Religious scholar Stephen Prothero rightly observes that “Most Europeans and North Americans…see Islam through a veil hung over their eyes centuries ago by Christian Crusaders intent on denouncing Islam as a religion of violence, its founder, Muhammad, as a man of the sword, and its holy book, the Quran, as a text of wrath.” Confirming this statement, a major survey conducted by The Pew Forum in 2007 reveals that when Americans think of Muslims, they frequently connect them with words like “fanatic”, “violent”, “terrorism”, and “strict.” My own personal experience also confirms this unfortunate fact in our society, which has seemed to grow increasingly Islamophobic since 9/11. Recent controversies in the United States over Islam have continued to reveal an intensifying fear: the national debate over plans for a mosque in New York, the fearful public comments about Muslims made by Juan Williams and Bill O’Reilly, and Oklahoma’s recent attempt to ban Sharia law. Similar fears are also rampant in Europe, as a growing Muslim population seems to many Europeans to point towards an Islamic takeover of European society. Because I continually find myself in conversation with people who are literally terrified of Muslims in the same way I once was as a young conservative Christian, I am committed to promoting religious intelligence and tolerance under the conviction that Islamophobia is largely rooted in ignorance and confusion.
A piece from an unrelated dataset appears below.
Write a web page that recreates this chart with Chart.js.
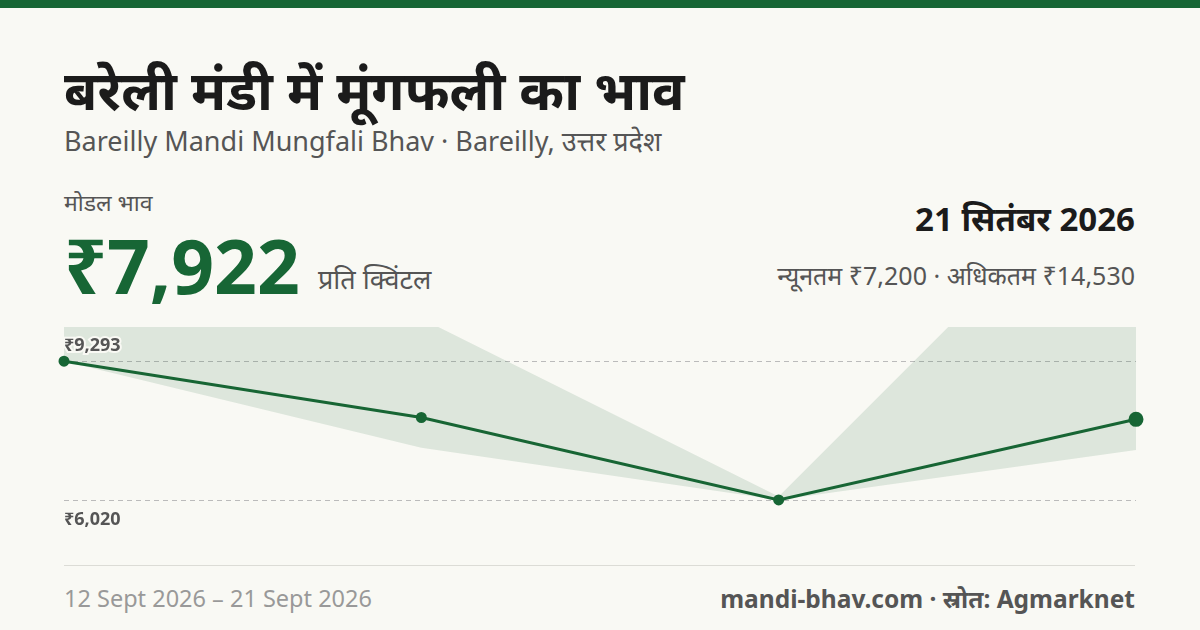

It was not until I studied Islam in college that I began to see beyond the popular portrayals of Muslims in the media. Although I do not think Islam can be simply described as a “religion of peace”, I do believe that most Muslims in the world today are genuinely peaceful with strong commitments to justice. As such, my main goal for this essay is to highlight some of the beliefs, practices, and history of Islam as they relate to most Muslim’s commitments to justice and religious tolerance today. I will initially approach this through reflections on my own personal experiences as they relate to these issues. It is mainly because I can relate to those who are fearful of Islam that I feel a responsibility to help them see the larger truth of this religion as it exists in the present context.
In some ways, this final essay on Islam in a post-9/11 world is my most important of the semester. In part, this is because my entire undergraduate education was fueled by the tragic events of September 11th, 2001 – which also led me to study religion as a graduate student at CST. It was during my first semester in college that Islamic terrorists flew two planes into the towers of the World Trade Center and the Pentagon, changing the conversation about religion in America – and around the world – forever. Recalling the disturbing and immediate impact of these events, Diana Eck writes, “Within hours, an unprecedented rash of xenophobic incidents began – from low-level harassment, ethnic slurs, broken windows, and threatening calls to arson, beatings and murders.” Because I was in a philosophy course at the time, I was able to wrestle with the events of 9/11 in an academic environment and have my false assumptions about Muslims sufficiently challenged.